-- BEGIN --

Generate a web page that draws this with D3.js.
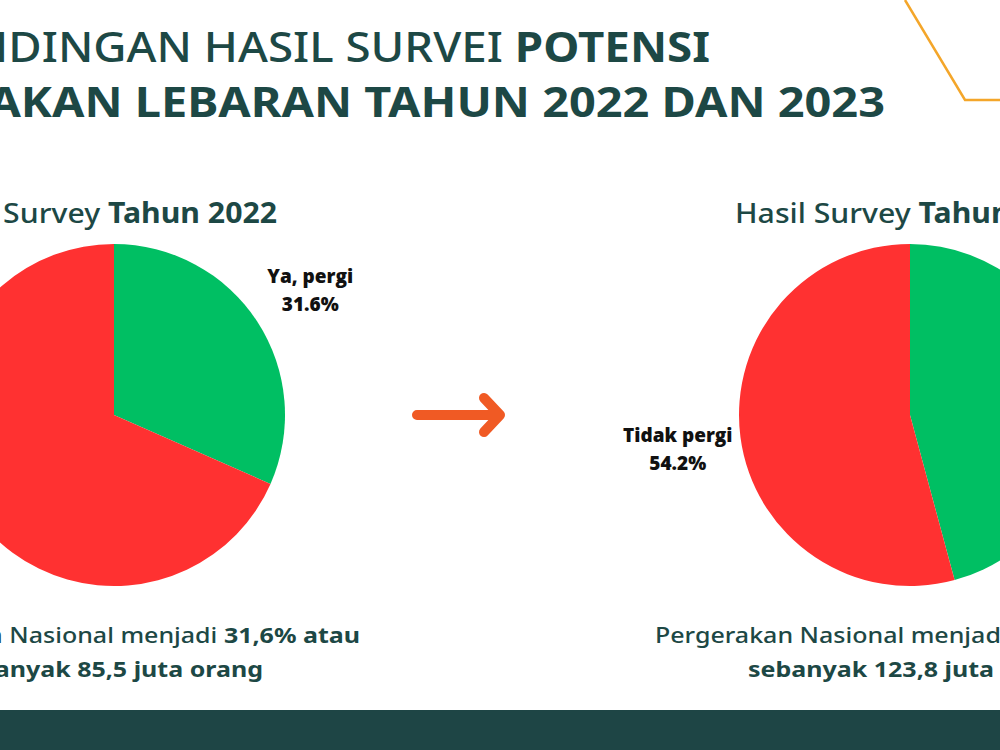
<!DOCTYPE html>
<html>
<head>
<meta charset="utf-8">
<script src="https://cdn.jsdelivr.net/npm/d3@7"></script>
<style>
  body { margin: 0; background: #fff; }
  svg { display: block; }
</style>
</head>
<body>
<svg id="chart"></svg>
<script>
// data
var categories = ["Ya, pergi", "Tidak pergi"];
var years = ["2022", "2023"];
var values2022 = [31.6, 68.4];
var values2023 = [45.8, 54.2];
var peopleMillions = ["85,5", "123,8"];

var width = 1000, height = 750;
var dark = "#1d4845";
var font = "Noto Sans";

var svg = d3.select("#chart")
    .attr("width", width)
    .attr("height", height);

// the slide font is wider than what we have, so stretch a text so that
// the characters from `from` to the end measure `target` pixels
function stretch(sel, from, target) {
    var node = sel.node();
    var n = node.getNumberOfChars();
    return target / node.getSubStringLength(from, n - from);
}
function place(sel, x, y, s) {
    sel.attr("transform", "translate(" + x + "," + y + ") scale(" + s + ",1)");
}

// decorative orange line, top right
svg.append("path")
    .attr("d", "M905,0 L965,100 L1000,100")
    .attr("fill", "none")
    .attr("stroke", "#f4a62a")
    .attr("stroke-width", 2.5);

// bottom band
svg.append("rect")
    .attr("x", 0).attr("y", 710)
    .attr("width", width).attr("height", 40)
    .attr("fill", "#1e4545");

// title
var t1 = svg.append("text")
    .attr("text-anchor", "end")
    .style("font-family", font)
    .style("font-size", "42px")
    .attr("fill", dark);
t1.append("tspan").attr("font-weight", 500).text("PERBANDINGAN HASIL SURVEI ");
t1.append("tspan").attr("font-weight", 700).text("POTENSI");
place(t1, 710, 62, stretch(t1, 6, 702));

var t2 = svg.append("text")
    .attr("text-anchor", "end")
    .style("font-family", font)
    .style("font-size", "42px")
    .attr("font-weight", 700)
    .attr("fill", dark)
    .text("PERGERAKAN LEBARAN TAHUN " + years[0] + " DAN " + years[1]);
place(t2, 885, 117, stretch(t2, 6, 897));

// pies
var color = d3.scaleOrdinal()
    .domain(categories)
    .range(["#00bf63", "#ff3131"]);

var r = 171;
var cx = d3.scalePoint().domain(years).range([114, 910]);
var cy = 415;

var pie = d3.pie().sort(null);
var arc = d3.arc().innerRadius(0).outerRadius(r);
var labelArc = d3.arc().innerRadius(r * 1.37).outerRadius(r * 1.37);

// text geometry for the subtitles and captions (left block, right block)
var subX = [277, 735], subAnchor = ["end", "start"];
var cap1X = [360, 655], cap2X = [263, 748];
var subScale, capScale;

[values2022, values2023].forEach(function(vals, i) {
    var year = years[i];
    var g = svg.append("g")
        .attr("transform", "translate(" + cx(year) + "," + cy + ")");

    var arcs = pie(vals);

    g.selectAll("path")
        .data(arcs)
        .enter().append("path")
        .attr("d", arc)
        .attr("fill", function(d, j) { return color(categories[j]); });

    var lab = g.selectAll(".lab")
        .data(arcs)
        .enter().append("text")
        .attr("class", "lab")
        .attr("transform", function(d) { return "translate(" + labelArc.centroid(d) + ")"; })
        .attr("text-anchor", "middle")
        .style("font-family", "Open Sans")
        .style("font-size", "19px")
        .attr("font-weight", 800)
        .attr("fill", "#111");
    lab.append("tspan").attr("x", 0).attr("y", -4)
        .text(function(d, j) { return categories[j]; });
    lab.append("tspan").attr("x", 0).attr("y", 24)
        .text(function(d) { return d.data.toFixed(1) + "%"; });

    // subtitle
    var st = svg.append("text")
        .attr("text-anchor", subAnchor[i])
        .style("font-family", font)
        .style("font-size", "28px")
        .attr("fill", dark);
    st.append("tspan").attr("font-weight", 500).text("Hasil Survey ");
    st.append("tspan").attr("font-weight", 700).text("Tahun " + year);
    if (i === 0) subScale = stretch(st, 6, 274);
    place(st, subX[i], 223, subScale);

    // caption
    var c1 = svg.append("text")
        .attr("text-anchor", subAnchor[i])
        .style("font-family", font)
        .style("font-size", "21px")
        .attr("fill", dark);
    c1.append("tspan").attr("font-weight", 500).text("Pergerakan Nasional menjadi ");
    c1.append("tspan").attr("font-weight", 700)
        .text(String(vals[0]).replace(".", ",") + "% atau");
    if (i === 0) capScale = stretch(c1, 11, 351);
    place(c1, cap1X[i], 643, capScale);

    var c2 = svg.append("text")
        .attr("text-anchor", subAnchor[i])
        .style("font-family", font)
        .style("font-size", "21px")
        .attr("font-weight", 700)
        .attr("fill", dark)
        .text("sebanyak " + peopleMillions[i] + " juta orang");
    place(c2, cap2X[i], 677, capScale);
});

// arrow between the pies
var mid = (cx(years[0]) + cx(years[1])) / 2;
svg.append("path")
    .attr("d", "M" + (mid - 95) + "," + cy + " H" + (mid - 14) +
         " M" + (mid - 28) + "," + (cy - 17) + " L" + (mid - 12) + "," + cy +
         " L" + (mid - 28) + "," + (cy + 17))
    .attr("fill", "none")
    .attr("stroke", "#f05a24")
    .attr("stroke-width", 10)
    .attr("stroke-linecap", "round")
    .attr("stroke-linejoin", "round");
</script>
</body>
</html>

-- END --

§ Task brief
Track down every line holding the string "that" and copy it.

§ Finished task
Generate a web page that draws this with D3.js.
// the slide font is wider than what we have, so stretch a text so that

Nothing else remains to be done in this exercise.